=== Instructions to follow ===
Print, word for word, the opening line of the data below and every line after it through the line that contains "from matplotlib.colors import", but not the pictures.

=== Supplied records ===
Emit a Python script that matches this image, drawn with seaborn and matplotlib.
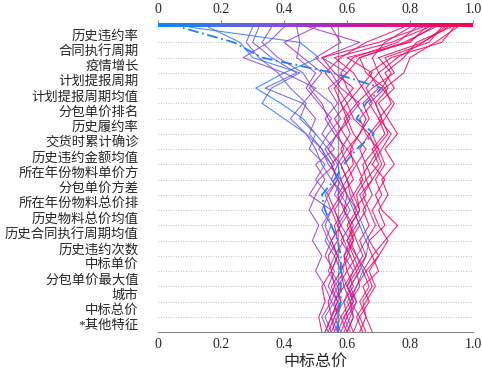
import numpy as np
import pandas as pd
import seaborn as sns
import matplotlib.pyplot as plt
from matplotlib.colors import LinearSegmentedColormap

# feature names, top to bottom
features = ["历史违约率", "合同执行周期", "疫情增长", "计划提报周期", "计划提报周期均值",
            "分包单价排名", "历史履约率", "交货时累计确诊", "历史违约金额均值", "所在年份物料单价方",
            "分包单价方差", "所在年份物料总价排", "历史物料总价均值", "历史合同执行周期均值",
            "历史违约次数", "中标单价", "分包单价最大值", "城市", "中标总价", "*其他特征"]
base_value = 0.571

# cumulative model output per sample, from bottom row (0) to top (20)
paths = {
    "p1": [0.60, 0.62, 0.61, 0.64, 0.63, 0.66, 0.64, 0.67, 0.65, 0.68, 0.66, 0.70, 0.68, 0.72, 0.70, 0.74, 0.72, 0.78, 0.80, 0.88, 0.95],
    "p2": [0.55, 0.57, 0.56, 0.59, 0.58, 0.60, 0.62, 0.61, 0.64, 0.63, 0.66, 0.65, 0.69, 0.67, 0.71, 0.69, 0.73, 0.70, 0.76, 0.84, 0.92],
    "p3": [0.52, 0.51, 0.53, 0.52, 0.55, 0.54, 0.57, 0.56, 0.59, 0.60, 0.58, 0.62, 0.61, 0.64, 0.66, 0.63, 0.68, 0.75, 0.72, 0.86, 0.90],
    "p4": [0.66, 0.64, 0.67, 0.65, 0.70, 0.68, 0.72, 0.76, 0.71, 0.69, 0.72, 0.68, 0.71, 0.74, 0.70, 0.67, 0.72, 0.66, 0.64, 0.78, 0.88],
    "p5": [0.58, 0.60, 0.59, 0.62, 0.60, 0.63, 0.61, 0.64, 0.62, 0.66, 0.64, 0.67, 0.70, 0.66, 0.64, 0.68, 0.65, 0.62, 0.56, 0.74, 0.86],
    "p6": [0.62, 0.60, 0.63, 0.61, 0.64, 0.62, 0.60, 0.63, 0.66, 0.64, 0.68, 0.66, 0.64, 0.67, 0.62, 0.60, 0.64, 0.68, 0.60, 0.80, 0.85],
    "p7": [0.54, 0.56, 0.58, 0.57, 0.60, 0.59, 0.62, 0.60, 0.63, 0.61, 0.60, 0.63, 0.66, 0.62, 0.60, 0.58, 0.62, 0.56, 0.52, 0.70, 0.84],
    "p8": [0.64, 0.66, 0.65, 0.68, 0.66, 0.70, 0.67, 0.72, 0.70, 0.73, 0.71, 0.75, 0.72, 0.76, 0.73, 0.70, 0.75, 0.72, 0.78, 0.82, 0.93],
    "p9": [0.56, 0.55, 0.57, 0.55, 0.58, 0.56, 0.59, 0.57, 0.55, 0.58, 0.62, 0.60, 0.58, 0.61, 0.59, 0.63, 0.60, 0.58, 0.62, 0.76, 0.82],
    "p10": [0.68, 0.66, 0.64, 0.67, 0.65, 0.68, 0.66, 0.69, 0.67, 0.65, 0.68, 0.71, 0.69, 0.73, 0.71, 0.69, 0.66, 0.70, 0.68, 0.72, 0.80],
    "p11": [0.53, 0.55, 0.54, 0.56, 0.55, 0.57, 0.55, 0.58, 0.56, 0.54, 0.57, 0.55, 0.59, 0.57, 0.61, 0.58, 0.56, 0.60, 0.64, 0.79, 0.87],
    "p12": [0.60, 0.58, 0.61, 0.59, 0.62, 0.65, 0.63, 0.61, 0.64, 0.62, 0.65, 0.63, 0.60, 0.64, 0.67, 0.65, 0.70, 0.67, 0.74, 0.90, 0.94],
    "p13": [0.57, 0.59, 0.62, 0.60, 0.63, 0.61, 0.58, 0.61, 0.59, 0.62, 0.60, 0.58, 0.62, 0.59, 0.56, 0.60, 0.57, 0.53, 0.58, 0.66, 0.78],
    "p14": [0.65, 0.63, 0.66, 0.69, 0.67, 0.70, 0.73, 0.70, 0.68, 0.71, 0.69, 0.72, 0.70, 0.68, 0.72, 0.75, 0.71, 0.74, 0.70, 0.84, 0.91],
    "q1": [0.56, 0.58, 0.55, 0.57, 0.54, 0.56, 0.53, 0.55, 0.52, 0.54, 0.50, 0.53, 0.48, 0.50, 0.45, 0.47, 0.42, 0.38, 0.32, 0.28, 0.30],
    "q2": [0.61, 0.59, 0.62, 0.60, 0.58, 0.61, 0.59, 0.57, 0.60, 0.56, 0.58, 0.54, 0.52, 0.48, 0.50, 0.46, 0.50, 0.40, 0.27, 0.35, 0.40],
    "q3": [0.54, 0.52, 0.55, 0.53, 0.50, 0.52, 0.49, 0.51, 0.48, 0.50, 0.53, 0.50, 0.56, 0.52, 0.55, 0.51, 0.47, 0.50, 0.44, 0.45, 0.44],
    "q4": [0.59, 0.61, 0.63, 0.60, 0.62, 0.59, 0.61, 0.58, 0.56, 0.59, 0.55, 0.57, 0.60, 0.56, 0.53, 0.57, 0.54, 0.60, 0.52, 0.64, 0.48],
    "q5": [0.55, 0.53, 0.56, 0.58, 0.55, 0.57, 0.54, 0.52, 0.55, 0.53, 0.57, 0.55, 0.51, 0.54, 0.58, 0.55, 0.49, 0.46, 0.38, 0.33, 0.36],
    "q6": [0.62, 0.64, 0.61, 0.63, 0.66, 0.63, 0.60, 0.62, 0.59, 0.57, 0.60, 0.58, 0.54, 0.57, 0.60, 0.64, 0.58, 0.55, 0.50, 0.58, 0.55],
    "q7": [0.57, 0.55, 0.58, 0.56, 0.59, 0.57, 0.55, 0.58, 0.61, 0.58, 0.55, 0.52, 0.50, 0.47, 0.42, 0.46, 0.34, 0.44, 0.36, 0.30, 0.32],
    "q8": [0.53, 0.55, 0.57, 0.54, 0.56, 0.53, 0.55, 0.53, 0.55, 0.48, 0.51, 0.56, 0.53, 0.57, 0.54, 0.52, 0.48, 0.52, 0.46, 0.40, 0.50],
    "b1": [0.60, 0.62, 0.60, 0.63, 0.65, 0.63, 0.66, 0.64, 0.62, 0.60, 0.58, 0.57, 0.54, 0.50, 0.46, 0.39, 0.31, 0.40, 0.51, 0.45, 0.10],
    "b2": [0.58, 0.56, 0.59, 0.61, 0.64, 0.66, 0.67, 0.65, 0.63, 0.60, 0.57, 0.55, 0.52, 0.47, 0.40, 0.33, 0.36, 0.45, 0.30, 0.26, 0.16],
}
highlight = [0.57, 0.57, 0.58, 0.58, 0.58, 0.58, 0.57, 0.55, 0.53, 0.52, 0.56, 0.59, 0.63, 0.685, 0.63, 0.66, 0.71, 0.555, 0.33, 0.24, 0.07]

cmap = LinearSegmentedColormap.from_list(
    "shap_rb", ["#008bfb", "#4a6ff5", "#8a48e0", "#c01aa8", "#f00a75", "#ff0051"])

rows = np.arange(len(features) + 1)
df = pd.concat([pd.DataFrame({"id": k, "value": v, "row": rows, "final": v[-1]})
                for k, v in paths.items()], ignore_index=True)
hl = pd.DataFrame({"value": highlight, "row": rows})

sns.set_style("white")
plt.rcParams["font.family"] = ["Liberation Serif", "Noto Sans CJK SC"]

fig = plt.figure(figsize=(4.82, 3.74), dpi=100)
ax = fig.add_axes([0.328, 0.112, 0.6535, 0.8155])

for i in range(1, len(features)):
    ax.axhline(i, color="#aaaaaa", lw=0.6, dashes=(1, 2), zorder=0)
ax.axvline(base_value, color="#999999", lw=1, zorder=1)

sns.lineplot(data=df, x="value", y="row", hue="final", units="id", estimator=None,
             sort=False, orient="y", palette=cmap, hue_norm=(0, 1), lw=0.75,
             alpha=0.9, legend=False, ax=ax)
ax.plot(hl["value"], hl["row"], color=cmap(highlight[-1]), lw=1.3,
        linestyle=(0, (6, 2, 1, 2)), zorder=3)

ax.set_xlim(0, 1)
ax.set_ylim(0, len(features))
ax.set_yticks(np.arange(len(features)) + 0.5)
ax.set_yticklabels(features[::-1], fontsize=9.6)
ax.tick_params(axis="y", length=0, pad=14)
ax.set_xticks([0, 0.2, 0.4, 0.6, 0.8, 1.0])
ax.set_xticklabels(["0", "0.2", "0.4", "0.6", "0.8", "1.0"], fontsize=10)
ax.tick_params(axis="x", length=3, color="#888888", direction="in", pad=4)
for s in ["left", "right", "top"]:
    ax.spines[s].set_visible(False)
ax.spines["bottom"].set_color("#888888")
ax.set_xlabel("中标总价", fontsize=11.5, labelpad=2)
ax.set_ylabel("")

# colour bar on top
cax = fig.add_axes([0.328, 0.9278, 0.6535, 0.011])
cax.imshow(np.linspace(0, 1, 256)[None, :], cmap=cmap, aspect="auto",
           extent=[0, 1, 0, 1])
cax.set_xlim(0, 1)
cax.set_yticks([])
cax.xaxis.tick_top()
cax.set_xticks([0, 0.2, 0.4, 0.6, 0.8, 1.0])
cax.set_xticklabels(["0", "0.2", "0.4", "0.6", "0.8", "1.0"], fontsize=10)
cax.tick_params(axis="x", length=2, color="#888888", pad=3)
for s in cax.spines.values():
    s.set_visible(False)

plt.savefig("out.png", dpi=100)
plt.close()
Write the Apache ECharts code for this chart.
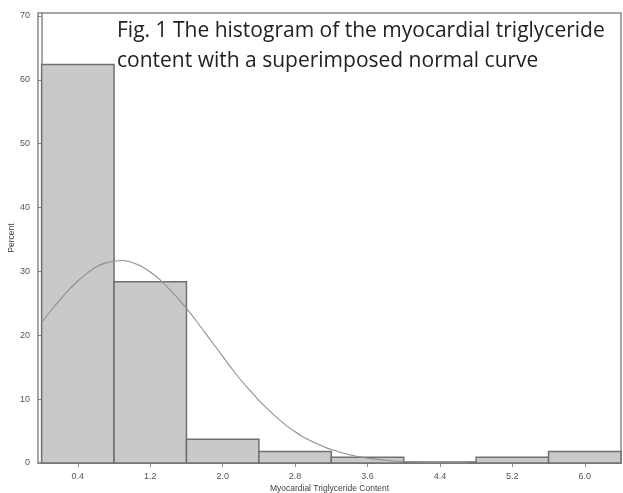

=== Written reply ===
Emit a Python script that matches this image, drawn with seaborn and matplotlib.
import numpy as np
import pandas as pd
import seaborn as sns
import matplotlib.pyplot as plt
from matplotlib.colors import LinearSegmentedColormap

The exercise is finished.